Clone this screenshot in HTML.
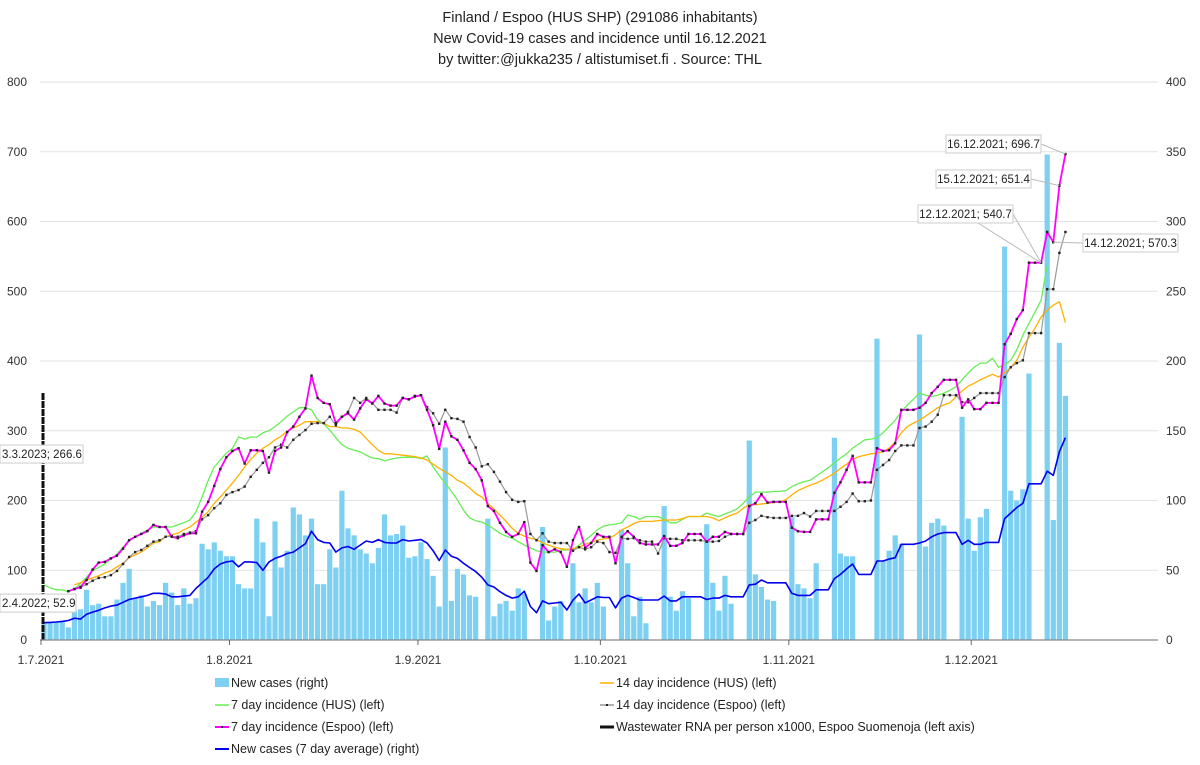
<!DOCTYPE html>
<html><head><meta charset="utf-8">
<style>
html,body{margin:0;padding:0;background:#fff;}
svg{display:block;font-family:"Liberation Sans",sans-serif;}
</style></head>
<body>
<svg id="chart" width="1200" height="765" viewBox="0 0 1200 765" xmlns="http://www.w3.org/2000/svg">
<rect x="0" y="0" width="1200" height="765" fill="#fff"/>
<g font-size="14.5" fill="#222" text-anchor="middle">
<text x="600" y="22">Finland / Espoo  (HUS SHP)  (291086 inhabitants)</text>
<text x="600" y="43">New Covid-19 cases and incidence until 16.12.2021</text>
<text x="600" y="64">by twitter:@jukka235 / altistumiset.fi . Source: THL</text>
</g>
<g id="grid"></g>
<g id="bars"></g>
<g id="lines"></g>
<g id="axes"></g>
<g id="annot"></g>
<g font-size="12.5" fill="#222">
<rect x="215" y="678" width="14" height="9" fill="#7dd0f2"/>
<text x="231" y="687">New cases (right)</text>
<line x1="215" y1="705" x2="229" y2="705" stroke="#66ee55" stroke-width="1.5"/>
<text x="231" y="709">7 day incidence (HUS) (left)</text>
<line x1="215" y1="727" x2="229" y2="727" stroke="#ff00ff" stroke-width="2"/>
<rect x="221" y="726" width="2" height="2" fill="#222"/>
<text x="231" y="731">7 day incidence (Espoo) (left)</text>
<line x1="215" y1="749" x2="229" y2="749" stroke="#0000ee" stroke-width="2"/>
<text x="231" y="753">New cases (7 day average) (right)</text>
<line x1="600" y1="683" x2="614" y2="683" stroke="#ffb000" stroke-width="1.5"/>
<text x="616" y="687">14 day incidence (HUS) (left)</text>
<line x1="600" y1="705" x2="614" y2="705" stroke="#999" stroke-width="1.5"/>
<rect x="606" y="704" width="2" height="2" fill="#222"/>
<text x="616" y="709">14 day incidence (Espoo) (left)</text>
<line x1="600" y1="727" x2="614" y2="727" stroke="#111" stroke-width="3"/>
<text x="616" y="731">Wastewater RNA per person x1000, Espoo Suomenoja (left axis)</text>
</g>
</svg>
<script>
const NS="http://www.w3.org/2000/svg";
const newCases=[13,13,13,13,9,21,22,36,25,26,17,17,29,41,51,30,32,24,28,25,41,34,25,37,26,30,69,65,70,64,60,60,40,37,37,87,70,17,85,52,64,95,90,75,87,
40,40,65,52,107,80,75,65,62,55,66,90,75,76,82,59,60,70,58,46,24,138,28,51,47,32,31,0,87,17,26,28,21,37,33,0,0,81,14,24,28,0,55,27,37,27,41,
24,0,0,79,55,17,31,12,0,0,96,31,21,35,30,0,0,83,41,21,46,26,0,0,143,47,38,29,28,0,0,88,40,37,30,55,0,0,145,62,60,60,0,0,0,
216,57,64,75,69,0,0,219,67,84,87,82,0,0,160,87,64,88,94,0,0,282,107,100,108,191,0,0,348,86,213,175];
const espoo7=[null,null,null,null,70,73,76,86,101,111,112,117,121,131,143,148,152,156,165,162,162,148,146,150,153,153,184,198,221,245,262,271,275,253,272,272,271,240,271,276,298,306,320,332,379,347,340,338,311,320,325,316,332,345,339,350,339,336,336,347,345,349,351,330,308,274,313,292,287,272,254,245,229,192,185,168,155,148,152,169,111,99,136,126,130,126,105,143,162,132,139,152,148,148,110,148,156,148,139,137,137,137,149,135,135,139,152,152,152,141,148,148,155,152,152,152,192,196,209,197,198,198,198,161,156,155,155,173,173,173,211,226,244,264,226,226,226,275,271,272,282,330,330,330,333,340,354,363,373,373,373,333,345,331,331,340,340,340,424,439,460,473,541,541,541,585,570.3,651.4,696.7];
const espoo14=[null,null,null,null,null,73,75,80,85,89,90,93,99,109,119,126,129,135,141,143,148,149,148,152,154,156,173,179,189,196,208,212,215,220,234,244,254,262,276,280,276,287,294,301,310,311,311,320,308,320,327,347,340,347,340,330,330,330,326,347,345,350,351,334,325,310,330,318,317,313,291,276,249,252,241,227,212,201,198,199,152,143,153,141,139,139,139,128,133,130,133,141,139,126,125,146,145,146,143,141,141,124,146,145,145,143,143,143,143,141,141,142,148,152,152,152,168,172,178,176,175,175,175,178,178,182,177,185,185,185,185,191,198,210,199,199,200,244,251,258,271,279,279,279,304,306,313,323,351,351,351,341,341,347,354,354,354,354,377,391,397,401,440,440,440,503,503,555,585];
const hus7=[79,75,72,72,69,73,81,90,100,104,109,116,123,133,143,148,153,158,162,162,162,162,165,168,172,184,205,229,248,258,268,275,291,288,291,291,297,300,306,313,321,327,333,333,330,316,310,301,290,280,275,272,270,265,261,260,257,259,261,262,262,262,260,264,248,236,225,213,201,186,175,171,169,165,159,153,149,146,141,136,132,128,126,126,126,129,129,130,136,143,150,158,163,165,166,168,179,177,173,177,177,177,173,168,168,173,177,177,177,182,179,177,181,184,188,196,205,212,212,212,213,213,214,220,224,227,229,235,241,247,254,261,267,275,281,287,288,290,297,306,315,327,337,345,354,351,349,351,354,358,363,373,383,391,397,397,404,391,394,401,416,437,454,470,487,537];
const hus14=[null,null,null,null,null,79,82,86,89,92,96,99,105,110,118,122,126,132,139,141,148,151,153,158,162,169,176,184,196,205,215,225,236,248,259,268,275,280,287,292,300,304,308,313,313,313,311,306,306,304,304,302,298,289,280,272,267,267,266,265,264,263,261,258,252,246,241,236,229,225,218,210,205,196,188,179,170,160,153,149,146,144,139,136,133,131,130,131,133,137,140,143,145,146,151,158,162,167,170,170,170,171,172,172,172,174,177,177,177,177,175,171,175,179,182,189,194,194,195,196,197,198,201,208,214,218,222,225,229,234,239,246,252,259,263,265,267,268,270,275,284,297,306,311,315,321,327,333,337,340,349,357,364,368,373,377,381,377,383,391,401,420,434,447,463,473,480,485,455];
const avg7=[12.4,12.6,12.9,13.3,14,15.6,15,18.5,20,21.3,23,24.3,25,27,29,30,31,32,33.5,33.5,33,31,31,31.5,32,37,41,45,51,54.5,56,56.6,52.5,56,56,55.5,50,56,58.5,60,62,63,66,69,78,72,70,69.5,63,66,67,65,68,71,70,72,70,69.5,69.5,72,71,71.5,72,69.5,64,57,64.5,60,58.5,55,52,49,45,39.5,38,34.6,32,30,31,35,24,19.6,28,26,26.5,27,21.5,28.6,33,26.6,28.7,31,30.5,30.5,23,30,32,30.5,28.7,28.7,28.7,28.7,31.5,28,28,31,31,31,31,29,30,30,32,31,31,31,39.5,40,43,41,41,41,41,33.5,32,32,32,36,36,36,44,47,51,54.5,47,47,47,56.6,56.6,58,59,68.6,68.6,68.6,69.5,71,74,76,77,77,77,68.6,71.5,68.6,68.6,70,70,70,87,91,95,98,112,112,112,121,118,135,145];
const leftTicks=[0,100,200,300,400,500,600,700,800];
const rightTicks=[0,50,100,150,200,250,300,350,400];
const monthLabels=["1.7.2021","1.8.2021","1.9.2021","1.10.2021","1.11.2021","1.12.2021"];
const monthDays=[0,31,62,92,123,153];
const wastewaterTop=355;
const annLabels=["16.12.2021; 696.7","15.12.2021; 651.4","12.12.2021; 540.7","14.12.2021; 570.3"];
const annDays=[168,167,164,166];
const annVals=[696.7,651.4,540.7,570.3];
const leftAnnLabels=["3.3.2023; 266.6","2.4.2022; 52.9"];
const leftAnnVals=[266.6,52.9];

const X0=44, DX=6.08, Y0=640, PXL=0.6975, PXR=1.395;
const xS=d=>X0+d*DX;
const yL=v=>Y0-v*PXL;
const yR=v=>Y0-v*PXR;
function mk(tag,attrs,parent){const e=document.createElementNS(NS,tag);for(const k in attrs)e.setAttribute(k,attrs[k]);parent.appendChild(e);return e;}
const grid=document.getElementById('grid'),bars=document.getElementById('bars'),lines=document.getElementById('lines'),axes=document.getElementById('axes'),annot=document.getElementById('annot');

leftTicks.forEach((t,i)=>{
  if(t>0){const g=mk('line',{x1:40,x2:1158,y1:yL(t),y2:yL(t),stroke:'#e2e2e2','stroke-width':1},grid);
  
  }
  const lt=mk('text',{x:27,y:yL(t)+4,'text-anchor':'end','font-size':12,fill:'#333'},axes);lt.textContent=t;
  
  
});
rightTicks.forEach(t=>{
  const rt=mk('text',{x:1166,y:yR(t)+4,'font-size':12,fill:'#333'},axes);rt.textContent=t;
  
  
});
newCases.forEach((v,d)=>{
  if(!v)return;
  const r=mk('rect',{x:xS(d)-2.6,y:yR(v),width:5.2,height:v*PXR,fill:'#7dd0f2'},bars);
  
  
});
const ax=mk('line',{x1:40,x2:1158,y1:Y0,y2:Y0,stroke:'#888','stroke-width':1.2},axes);


monthDays.forEach((d,i)=>{
  const x=xS(d)-3;
  const tk=mk('line',{x1:x,x2:x,y1:Y0,y2:Y0+5,stroke:'#666'},axes);
  
  
  const tl=mk('text',{x:x,y:664,'text-anchor':'middle','font-size':12,fill:'#333'},axes);tl.textContent=monthLabels[i];
  
  
});
function path(arr,sc,color,w,name,markers){
  let dd='',pen=false;
  arr.forEach((v,i)=>{if(v==null){pen=false;return;}dd+=(pen?'L':'M')+xS(i).toFixed(1)+' '+sc(v).toFixed(1)+' ';pen=true;});
  const p=mk('path',{d:dd,fill:'none',stroke:color,'stroke-width':w,'stroke-linejoin':'round'},lines);
  
  
  if(markers){arr.forEach((v,i)=>{if(v==null)return;const m=mk('rect',{x:xS(i)-1.2,y:sc(v)-1.2,width:2.4,height:2.4,fill:'#222'},lines);
    
    });}
}
path(hus7,yL,'#66ee55',1.3,'line-hus-7d',false);
path(hus14,yL,'#ffb000',1.3,'line-hus-14d',false);
path(espoo14,yL,'#999',1.2,'line-espoo-14d',true);
path(espoo7,yL,'#ff00ff',1.8,'line-espoo-7d',true);
path(avg7,yR,'#0000ee',1.6,'line-7d-average',false);
const ww=mk('line',{x1:43,x2:43,y1:Y0,y2:yL(wastewaterTop),stroke:'#111','stroke-width':3,'stroke-dasharray':'7 1'},lines);



const boxes=[[946,135],[936,170],[918,205],[1083,234]];
annLabels.forEach((t,i)=>{
  const [bx,by]=boxes[i];
  const bw=95,bh=18;
  const tx=xS(annDays[i]),ty=yL(annVals[i]);
  const sx=i===3?bx:bx+bw, sy=by+bh/2;
  const l=mk('line',{x1:sx,y1:sy,x2:tx,y2:ty,stroke:'#bbb','stroke-width':1},annot);
  
  
  if(i===2){const l2=mk('line',{x1:bx+60,y1:by+bh,x2:tx,y2:ty,stroke:'#bbb','stroke-width':1},annot);
    
    }
  const r=mk('rect',{x:bx,y:by,width:bw,height:bh,fill:'#fff',stroke:'#ccc'},annot);
  
  
  const tt=mk('text',{x:bx+bw/2,y:by+13,'text-anchor':'middle','font-size':11.5,fill:'#222'},annot);tt.textContent=t;
  
  
});
leftAnnLabels.forEach((t,i)=>{
  const y=yL(leftAnnVals[i]);
  const w=i===0?83:76;
  const r=mk('rect',{x:0,y:y-9,width:w,height:18,fill:'#fff',stroke:'#ccc'},annot);
  
  
  const tt=mk('text',{x:2,y:y+4,'font-size':11.5,fill:'#222'},annot);tt.textContent=t;
  
  
});
</script>
</body></html>
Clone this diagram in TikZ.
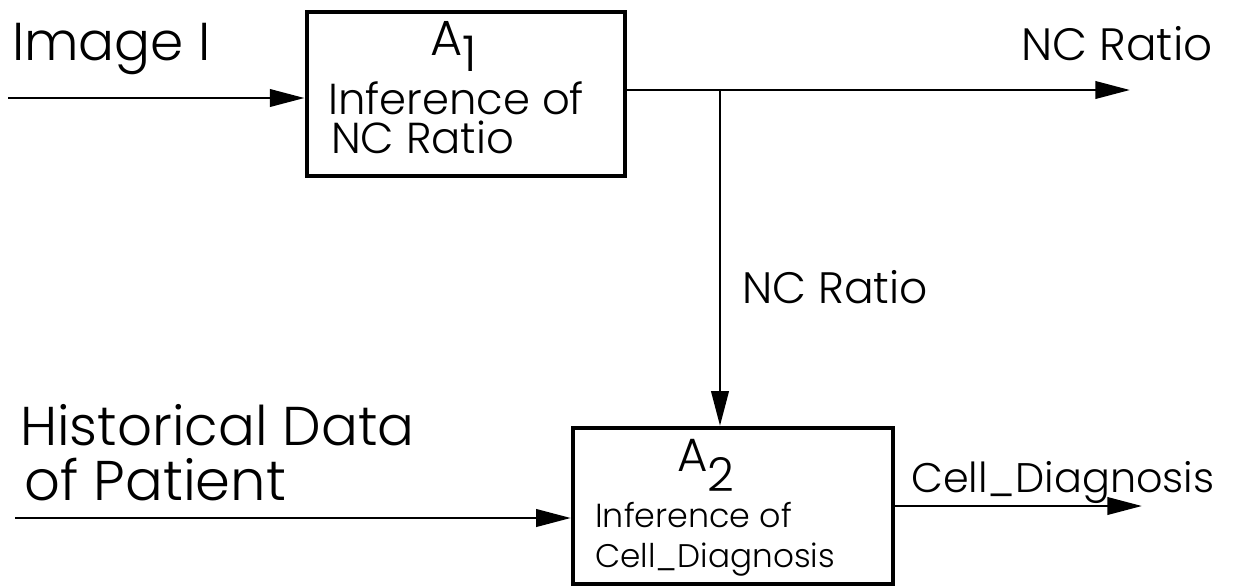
\documentclass[tikz,border=0pt]{standalone}
\usepackage{fontspec}
\setmainfont{Poppins}[UprightFont={* Light}]
\usetikzlibrary{arrows.meta}
\begin{document}
\begin{tikzpicture}[x=0.75pt,y=-0.75pt,
  line/.style={line width=2.1pt},
  arr/.style={line, -{Triangle[length=26pt,width=13pt]}},
  block/.style={draw, line width=3.2pt, inner sep=0pt},
  lbl/.style={anchor=base west, inner sep=0pt},
]
\useasboundingbox (0,0) rectangle (1240,587);

% function blocks
\node[block, minimum width=239pt, minimum height=123pt] (A1) at (466,94) {};
\node[block, minimum width=240pt, minimum height=117pt] (A2) at (733,506) {};

% block titles and captions
\node[lbl, font=\fontsize{37}{37}\selectfont] (t1) at (430,55) {A\raisebox{-12pt}[\height][0pt]{1}};
\node[lbl, font=\fontsize{32.5}{36}\selectfont] (c1) at (328,114) {Inference of};
\node[lbl, font=\fontsize{32.5}{36}\selectfont] (c1b) at (331,153) {NC Ratio};
\node[lbl, font=\fontsize{35}{35}\selectfont] (t2) at (677,471) {A\raisebox{-15pt}[\height][0pt]{2}};
\node[lbl, font=\fontsize{25}{30}\selectfont] (c2) at (595,527) {Inference of};
\node[lbl, font=\fontsize{24.5}{30}\selectfont] (c2b) at (595,567) {Cell\_Diagnosis};

% flow labels
\node[lbl, font=\fontsize{40}{40}\selectfont] (in1l) at (12,60) {Image I};
\node[lbl, font=\fontsize{34}{34}\selectfont] (out1l) at (1021,60) {NC Ratio};
\node[lbl, font=\fontsize{33}{33}\selectfont] (midl) at (742,303) {NC Ratio};
\node[lbl, font=\fontsize{41}{41}\selectfont] (in2l) at (20,445) {Historical Data};
\node[lbl, font=\fontsize{42}{42}\selectfont] (in2lb) at (24,500) {of Patient};
\node[lbl, font=\fontsize{31}{31}\selectfont] (out2l) at (911,492) {Cell\_Diagnosis};

% connector ends
\coordinate (in1) at (8,98);
\coordinate (j) at (720,90);
\coordinate (out1) at (1130,90);
\coordinate (in2) at (15,518);
\coordinate (out2) at (1142,506);

% connectors
\draw[arr] (in1) -- (in1 -| A1.west);
\draw[arr] (j -| A1.east) -- (out1);
\draw[arr] (j) -- (j |- A2.north);
\draw[arr] (in2) -- (in2 -| A2.west);
\draw[arr] (out2 -| A2.east) -- (out2);
\end{tikzpicture}
\end{document}
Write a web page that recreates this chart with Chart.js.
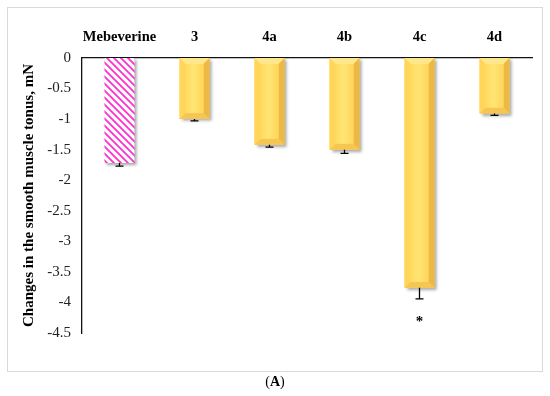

§ **WHAT THE EXERCISE ASKS**
Go to the line that contains "Clone this diagram in TikZ." and copy from there down to the line that contains "minimum width=240pt, minimum", with both lines included. Pass over the pictures.

§ **WRITTEN SOLUTION**
Clone this diagram in TikZ.
\documentclass[tikz,border=0pt]{standalone}
\usepackage{fontspec}
\setmainfont{Poppins}[UprightFont={* Light}]
\usetikzlibrary{arrows.meta}
\begin{document}
\begin{tikzpicture}[x=0.75pt,y=-0.75pt,
  line/.style={line width=2.1pt},
  arr/.style={line, -{Triangle[length=26pt,width=13pt]}},
  block/.style={draw, line width=3.2pt, inner sep=0pt},
  lbl/.style={anchor=base west, inner sep=0pt},
]
\useasboundingbox (0,0) rectangle (1240,587);

% function blocks
\node[block, minimum width=239pt, minimum height=123pt] (A1) at (466,94) {};
\node[block, minimum width=240pt, minimum height=117pt] (A2) at (733,506) {};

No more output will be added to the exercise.